---------- Task input ----------

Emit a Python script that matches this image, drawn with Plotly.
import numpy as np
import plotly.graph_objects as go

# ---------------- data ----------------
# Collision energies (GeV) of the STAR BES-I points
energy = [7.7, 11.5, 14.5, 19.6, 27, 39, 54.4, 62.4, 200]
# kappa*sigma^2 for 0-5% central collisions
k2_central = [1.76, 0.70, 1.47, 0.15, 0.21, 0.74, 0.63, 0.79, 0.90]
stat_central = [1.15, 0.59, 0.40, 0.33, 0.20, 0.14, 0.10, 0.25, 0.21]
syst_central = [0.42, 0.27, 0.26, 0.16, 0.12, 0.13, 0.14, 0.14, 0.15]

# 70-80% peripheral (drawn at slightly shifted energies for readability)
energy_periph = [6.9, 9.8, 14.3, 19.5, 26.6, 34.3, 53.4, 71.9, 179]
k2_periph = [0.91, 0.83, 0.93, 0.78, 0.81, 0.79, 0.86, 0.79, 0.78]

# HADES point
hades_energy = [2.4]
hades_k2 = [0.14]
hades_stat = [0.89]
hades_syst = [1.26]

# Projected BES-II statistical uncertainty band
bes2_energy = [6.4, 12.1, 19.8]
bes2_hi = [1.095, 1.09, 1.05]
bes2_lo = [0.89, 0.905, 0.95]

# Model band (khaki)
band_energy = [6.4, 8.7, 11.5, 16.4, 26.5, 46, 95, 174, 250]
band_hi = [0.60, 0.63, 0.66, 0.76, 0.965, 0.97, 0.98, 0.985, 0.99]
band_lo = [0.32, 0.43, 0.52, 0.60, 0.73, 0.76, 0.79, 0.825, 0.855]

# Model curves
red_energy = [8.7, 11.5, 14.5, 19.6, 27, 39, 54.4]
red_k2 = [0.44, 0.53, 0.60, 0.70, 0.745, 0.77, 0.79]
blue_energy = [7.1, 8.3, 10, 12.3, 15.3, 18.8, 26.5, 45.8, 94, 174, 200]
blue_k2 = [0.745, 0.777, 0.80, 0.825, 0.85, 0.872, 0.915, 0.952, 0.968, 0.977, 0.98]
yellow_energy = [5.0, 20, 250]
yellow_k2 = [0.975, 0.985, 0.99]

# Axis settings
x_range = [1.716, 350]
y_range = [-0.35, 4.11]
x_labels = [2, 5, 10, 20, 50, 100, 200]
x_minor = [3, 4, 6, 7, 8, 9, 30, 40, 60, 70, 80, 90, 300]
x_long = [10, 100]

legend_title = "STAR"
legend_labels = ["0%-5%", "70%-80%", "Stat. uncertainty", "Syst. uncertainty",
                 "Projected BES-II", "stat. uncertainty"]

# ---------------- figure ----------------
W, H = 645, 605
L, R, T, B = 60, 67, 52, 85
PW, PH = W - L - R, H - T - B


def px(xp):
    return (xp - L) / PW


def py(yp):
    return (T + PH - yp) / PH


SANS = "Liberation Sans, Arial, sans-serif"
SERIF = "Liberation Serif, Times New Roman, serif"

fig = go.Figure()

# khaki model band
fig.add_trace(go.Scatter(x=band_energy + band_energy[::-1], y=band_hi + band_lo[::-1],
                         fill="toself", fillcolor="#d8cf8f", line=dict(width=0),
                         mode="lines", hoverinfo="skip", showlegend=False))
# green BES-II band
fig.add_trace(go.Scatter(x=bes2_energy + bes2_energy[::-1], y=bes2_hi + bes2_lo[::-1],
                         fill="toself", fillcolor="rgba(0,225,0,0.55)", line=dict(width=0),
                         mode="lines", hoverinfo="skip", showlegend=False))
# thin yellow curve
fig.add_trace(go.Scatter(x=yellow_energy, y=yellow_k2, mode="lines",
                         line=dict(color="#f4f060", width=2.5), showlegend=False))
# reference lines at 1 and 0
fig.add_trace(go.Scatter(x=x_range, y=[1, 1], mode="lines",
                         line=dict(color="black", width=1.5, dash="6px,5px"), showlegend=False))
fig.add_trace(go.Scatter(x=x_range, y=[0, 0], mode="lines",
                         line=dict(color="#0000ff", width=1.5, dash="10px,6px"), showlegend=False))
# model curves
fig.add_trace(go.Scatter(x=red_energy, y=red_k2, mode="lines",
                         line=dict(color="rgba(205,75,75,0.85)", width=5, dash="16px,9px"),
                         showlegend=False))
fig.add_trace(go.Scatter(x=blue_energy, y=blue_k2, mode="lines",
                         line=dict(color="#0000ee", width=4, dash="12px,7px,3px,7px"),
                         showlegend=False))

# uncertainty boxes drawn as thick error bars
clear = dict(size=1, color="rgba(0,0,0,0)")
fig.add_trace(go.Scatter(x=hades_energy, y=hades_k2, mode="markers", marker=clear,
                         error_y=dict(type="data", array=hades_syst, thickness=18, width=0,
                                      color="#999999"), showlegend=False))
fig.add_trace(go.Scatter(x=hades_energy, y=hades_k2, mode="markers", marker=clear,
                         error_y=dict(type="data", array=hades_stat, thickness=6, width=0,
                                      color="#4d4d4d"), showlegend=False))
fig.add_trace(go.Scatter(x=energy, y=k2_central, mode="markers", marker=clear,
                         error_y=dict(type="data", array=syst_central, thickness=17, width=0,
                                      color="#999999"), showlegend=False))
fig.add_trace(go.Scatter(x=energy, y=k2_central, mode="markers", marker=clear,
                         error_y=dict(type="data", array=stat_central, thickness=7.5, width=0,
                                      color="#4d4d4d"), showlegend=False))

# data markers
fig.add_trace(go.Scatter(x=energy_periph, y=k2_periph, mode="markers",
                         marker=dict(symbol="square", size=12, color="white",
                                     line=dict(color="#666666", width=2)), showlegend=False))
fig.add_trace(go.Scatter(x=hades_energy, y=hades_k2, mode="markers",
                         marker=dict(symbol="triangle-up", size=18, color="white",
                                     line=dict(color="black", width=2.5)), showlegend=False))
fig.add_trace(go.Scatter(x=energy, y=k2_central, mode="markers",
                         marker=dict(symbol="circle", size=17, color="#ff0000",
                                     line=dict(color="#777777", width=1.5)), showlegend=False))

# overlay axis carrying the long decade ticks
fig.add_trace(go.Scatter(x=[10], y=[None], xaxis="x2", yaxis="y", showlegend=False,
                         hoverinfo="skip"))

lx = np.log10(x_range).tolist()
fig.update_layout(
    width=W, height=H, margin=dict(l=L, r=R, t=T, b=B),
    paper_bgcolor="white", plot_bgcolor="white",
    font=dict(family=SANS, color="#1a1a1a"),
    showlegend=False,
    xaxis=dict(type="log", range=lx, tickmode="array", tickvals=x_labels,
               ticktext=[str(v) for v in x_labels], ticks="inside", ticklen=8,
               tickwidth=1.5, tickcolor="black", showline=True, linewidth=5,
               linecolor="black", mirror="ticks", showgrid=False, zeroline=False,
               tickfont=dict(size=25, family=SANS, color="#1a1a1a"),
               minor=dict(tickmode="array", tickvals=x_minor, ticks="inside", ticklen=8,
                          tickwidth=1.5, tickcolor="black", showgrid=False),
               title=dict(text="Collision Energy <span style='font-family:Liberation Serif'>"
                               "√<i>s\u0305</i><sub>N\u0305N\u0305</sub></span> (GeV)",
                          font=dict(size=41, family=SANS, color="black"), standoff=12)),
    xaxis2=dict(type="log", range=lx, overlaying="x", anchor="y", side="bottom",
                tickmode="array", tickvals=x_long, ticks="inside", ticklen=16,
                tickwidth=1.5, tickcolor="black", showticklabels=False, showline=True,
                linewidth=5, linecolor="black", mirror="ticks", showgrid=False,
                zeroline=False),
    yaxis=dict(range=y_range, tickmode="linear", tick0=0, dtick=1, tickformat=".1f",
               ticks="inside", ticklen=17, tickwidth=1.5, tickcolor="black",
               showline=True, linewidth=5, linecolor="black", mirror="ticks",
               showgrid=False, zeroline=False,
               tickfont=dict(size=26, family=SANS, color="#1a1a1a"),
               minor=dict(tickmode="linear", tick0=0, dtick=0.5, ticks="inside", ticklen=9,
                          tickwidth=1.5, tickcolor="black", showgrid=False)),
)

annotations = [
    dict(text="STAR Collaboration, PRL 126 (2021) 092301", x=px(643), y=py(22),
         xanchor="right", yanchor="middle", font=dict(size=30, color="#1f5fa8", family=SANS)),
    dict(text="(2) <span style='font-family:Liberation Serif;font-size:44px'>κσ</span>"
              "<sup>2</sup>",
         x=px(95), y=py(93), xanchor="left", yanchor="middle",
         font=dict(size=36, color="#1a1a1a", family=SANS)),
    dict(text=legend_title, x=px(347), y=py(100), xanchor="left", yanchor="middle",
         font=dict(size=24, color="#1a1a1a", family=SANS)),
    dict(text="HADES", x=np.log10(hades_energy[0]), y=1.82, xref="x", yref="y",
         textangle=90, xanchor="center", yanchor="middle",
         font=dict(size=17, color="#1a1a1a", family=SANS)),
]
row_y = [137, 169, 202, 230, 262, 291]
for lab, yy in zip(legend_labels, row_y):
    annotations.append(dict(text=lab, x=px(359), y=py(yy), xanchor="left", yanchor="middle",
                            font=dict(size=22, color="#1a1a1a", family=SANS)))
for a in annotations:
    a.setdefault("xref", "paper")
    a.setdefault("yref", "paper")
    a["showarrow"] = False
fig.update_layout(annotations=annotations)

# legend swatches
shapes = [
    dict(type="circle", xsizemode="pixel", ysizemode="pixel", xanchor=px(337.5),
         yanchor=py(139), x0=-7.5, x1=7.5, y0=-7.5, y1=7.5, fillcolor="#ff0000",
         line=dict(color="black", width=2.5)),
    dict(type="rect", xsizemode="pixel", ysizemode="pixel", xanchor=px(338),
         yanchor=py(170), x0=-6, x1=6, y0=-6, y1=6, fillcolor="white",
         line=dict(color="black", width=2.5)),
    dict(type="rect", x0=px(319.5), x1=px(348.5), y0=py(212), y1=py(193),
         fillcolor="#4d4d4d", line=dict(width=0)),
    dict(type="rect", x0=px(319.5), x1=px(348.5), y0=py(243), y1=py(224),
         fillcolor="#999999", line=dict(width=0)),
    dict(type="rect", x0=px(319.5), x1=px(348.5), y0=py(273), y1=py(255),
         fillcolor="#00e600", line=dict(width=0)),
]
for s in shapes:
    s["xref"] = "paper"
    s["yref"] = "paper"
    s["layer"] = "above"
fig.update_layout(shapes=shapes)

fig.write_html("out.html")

----------
---------- Task input ----------

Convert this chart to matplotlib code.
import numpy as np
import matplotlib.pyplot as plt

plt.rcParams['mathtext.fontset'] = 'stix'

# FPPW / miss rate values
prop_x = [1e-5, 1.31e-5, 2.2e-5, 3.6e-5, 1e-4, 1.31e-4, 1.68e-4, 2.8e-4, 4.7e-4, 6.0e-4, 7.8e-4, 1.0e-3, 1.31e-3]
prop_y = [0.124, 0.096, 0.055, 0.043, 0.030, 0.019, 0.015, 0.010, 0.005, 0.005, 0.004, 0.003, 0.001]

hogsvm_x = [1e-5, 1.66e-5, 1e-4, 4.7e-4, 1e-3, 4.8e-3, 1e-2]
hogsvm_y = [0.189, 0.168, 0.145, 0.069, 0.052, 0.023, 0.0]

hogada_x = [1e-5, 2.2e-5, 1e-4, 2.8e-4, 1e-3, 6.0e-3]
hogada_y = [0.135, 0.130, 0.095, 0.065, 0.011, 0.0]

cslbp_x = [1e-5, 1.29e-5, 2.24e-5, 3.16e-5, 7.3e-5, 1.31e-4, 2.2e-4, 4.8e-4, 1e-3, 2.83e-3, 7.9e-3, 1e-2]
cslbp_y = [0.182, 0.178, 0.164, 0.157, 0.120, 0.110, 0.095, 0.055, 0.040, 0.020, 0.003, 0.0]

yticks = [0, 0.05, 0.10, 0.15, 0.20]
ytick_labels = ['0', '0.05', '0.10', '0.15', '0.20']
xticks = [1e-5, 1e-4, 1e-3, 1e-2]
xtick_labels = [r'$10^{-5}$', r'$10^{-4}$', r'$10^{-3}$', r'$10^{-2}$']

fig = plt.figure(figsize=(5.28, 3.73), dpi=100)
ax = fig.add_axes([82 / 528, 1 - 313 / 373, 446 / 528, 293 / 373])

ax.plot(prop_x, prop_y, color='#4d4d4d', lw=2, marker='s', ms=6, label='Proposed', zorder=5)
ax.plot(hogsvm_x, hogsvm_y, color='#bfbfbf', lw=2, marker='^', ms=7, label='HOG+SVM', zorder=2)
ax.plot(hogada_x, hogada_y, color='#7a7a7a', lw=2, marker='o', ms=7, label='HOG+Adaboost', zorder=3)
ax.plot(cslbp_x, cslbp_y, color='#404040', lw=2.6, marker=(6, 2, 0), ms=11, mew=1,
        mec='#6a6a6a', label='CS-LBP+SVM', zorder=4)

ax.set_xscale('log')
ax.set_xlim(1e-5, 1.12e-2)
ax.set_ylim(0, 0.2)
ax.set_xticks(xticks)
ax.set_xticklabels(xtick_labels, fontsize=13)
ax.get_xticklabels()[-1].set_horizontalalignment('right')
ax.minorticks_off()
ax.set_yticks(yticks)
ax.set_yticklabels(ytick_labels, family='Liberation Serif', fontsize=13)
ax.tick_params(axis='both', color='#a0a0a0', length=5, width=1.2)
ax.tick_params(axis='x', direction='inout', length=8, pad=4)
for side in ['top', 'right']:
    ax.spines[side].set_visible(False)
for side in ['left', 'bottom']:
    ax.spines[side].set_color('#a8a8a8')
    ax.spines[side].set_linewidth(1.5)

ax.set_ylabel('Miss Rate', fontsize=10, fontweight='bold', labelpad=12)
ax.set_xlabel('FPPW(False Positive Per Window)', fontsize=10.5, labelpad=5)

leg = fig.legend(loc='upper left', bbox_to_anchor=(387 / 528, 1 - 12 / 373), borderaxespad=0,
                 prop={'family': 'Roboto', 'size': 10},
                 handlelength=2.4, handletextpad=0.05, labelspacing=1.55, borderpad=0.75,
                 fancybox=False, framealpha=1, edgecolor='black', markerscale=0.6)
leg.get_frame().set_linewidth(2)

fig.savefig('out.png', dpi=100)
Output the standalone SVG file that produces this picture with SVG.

----------
---------- Task input ----------

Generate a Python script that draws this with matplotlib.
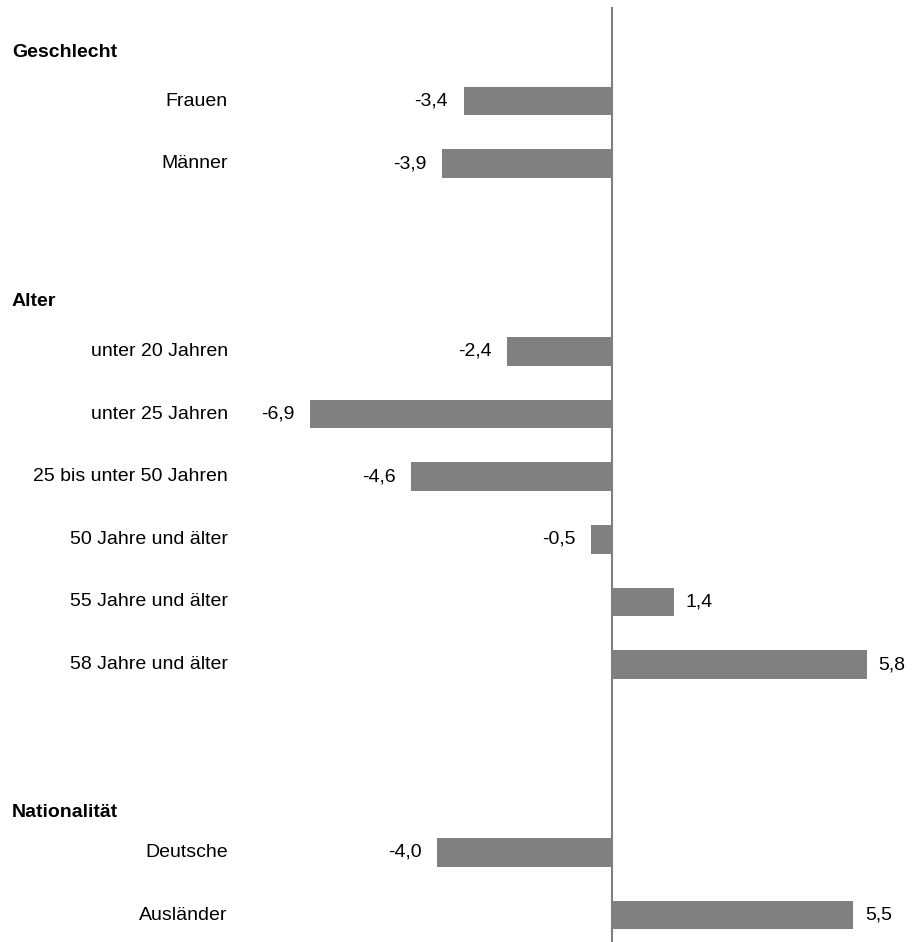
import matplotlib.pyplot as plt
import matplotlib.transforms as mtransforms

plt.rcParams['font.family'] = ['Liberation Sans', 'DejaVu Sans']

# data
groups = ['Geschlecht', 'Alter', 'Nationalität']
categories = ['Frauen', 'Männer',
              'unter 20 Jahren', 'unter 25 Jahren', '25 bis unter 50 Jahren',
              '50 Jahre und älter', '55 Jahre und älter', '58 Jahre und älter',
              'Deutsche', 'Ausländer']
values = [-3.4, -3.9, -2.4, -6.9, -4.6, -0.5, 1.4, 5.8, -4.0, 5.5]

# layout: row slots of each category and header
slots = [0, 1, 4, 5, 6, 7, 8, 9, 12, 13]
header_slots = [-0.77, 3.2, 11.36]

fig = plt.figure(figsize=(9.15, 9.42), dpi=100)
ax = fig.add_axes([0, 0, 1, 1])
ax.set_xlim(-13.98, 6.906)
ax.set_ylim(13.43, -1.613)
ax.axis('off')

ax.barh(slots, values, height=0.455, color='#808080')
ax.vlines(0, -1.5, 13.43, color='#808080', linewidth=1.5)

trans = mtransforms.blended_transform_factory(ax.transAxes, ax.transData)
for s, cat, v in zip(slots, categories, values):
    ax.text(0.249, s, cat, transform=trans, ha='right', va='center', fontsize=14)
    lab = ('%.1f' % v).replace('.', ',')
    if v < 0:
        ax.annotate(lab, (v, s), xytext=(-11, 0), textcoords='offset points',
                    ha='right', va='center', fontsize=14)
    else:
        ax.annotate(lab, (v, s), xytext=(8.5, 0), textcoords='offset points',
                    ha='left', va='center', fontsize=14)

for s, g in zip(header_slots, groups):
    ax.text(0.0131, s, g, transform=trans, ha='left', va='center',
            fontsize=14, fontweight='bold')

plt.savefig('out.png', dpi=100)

----------

Problem to solve: Above are records; repeat only the lines from the line with "Generate a Python" through the line with "ax.vlines(0, -1.5, 13.43, color='#808080', linewidth=1.5)", and leave pictures out.

In response:
Generate a Python script that draws this with matplotlib.
import matplotlib.pyplot as plt
import matplotlib.transforms as mtransforms

plt.rcParams['font.family'] = ['Liberation Sans', 'DejaVu Sans']

# data
groups = ['Geschlecht', 'Alter', 'Nationalität']
categories = ['Frauen', 'Männer',
              'unter 20 Jahren', 'unter 25 Jahren', '25 bis unter 50 Jahren',
              '50 Jahre und älter', '55 Jahre und älter', '58 Jahre und älter',
              'Deutsche', 'Ausländer']
values = [-3.4, -3.9, -2.4, -6.9, -4.6, -0.5, 1.4, 5.8, -4.0, 5.5]

# layout: row slots of each category and header
slots = [0, 1, 4, 5, 6, 7, 8, 9, 12, 13]
header_slots = [-0.77, 3.2, 11.36]

fig = plt.figure(figsize=(9.15, 9.42), dpi=100)
ax = fig.add_axes([0, 0, 1, 1])
ax.set_xlim(-13.98, 6.906)
ax.set_ylim(13.43, -1.613)
ax.axis('off')

ax.barh(slots, values, height=0.455, color='#808080')
ax.vlines(0, -1.5, 13.43, color='#808080', linewidth=1.5)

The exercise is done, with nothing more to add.